The “Lord” is not the only one who loves “the chosen lady and her children.” John says of her, “…whom I love in the truth–and not I only, but also all who know the truth–because of the truth, which lives in us and will be with us.” John regards the church with love, and so does everyone else who knows the truth, and they all do this because of the truth. Let’s face it, the church as a whole hasn’t always given us reason to love it. Money scandals and sex scandals have shown her uglier side and filled a lot of people with disgust. On a more personal level, maybe some of you have been victims of church cliques or politics.

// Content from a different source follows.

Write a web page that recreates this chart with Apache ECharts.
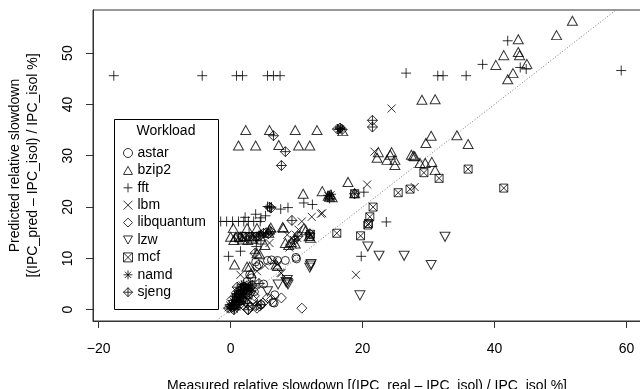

How can we love an organization with faults like that?

The church isn’t a cold, faceless corporation. It is a body of people just like us. It’s the body that includes each of us. Our faults, my faults, are part of the church’s problem. God doesn’t treat people the way they deserve. He always treats us better. Forgiveness is the key to his love for us, and it will be the key to our love for the people he has gathered as his “chosen lady.”

Love itself, godly love, Christian love, is not a response to beauty or kindness or talent. It is a choice we make, a gift we bestow, on the object of our love. This love is the way things operate in God’s family, the chosen lady and her children. It determines how we are regarded, and the regard we ourselves have for others who are part of this body.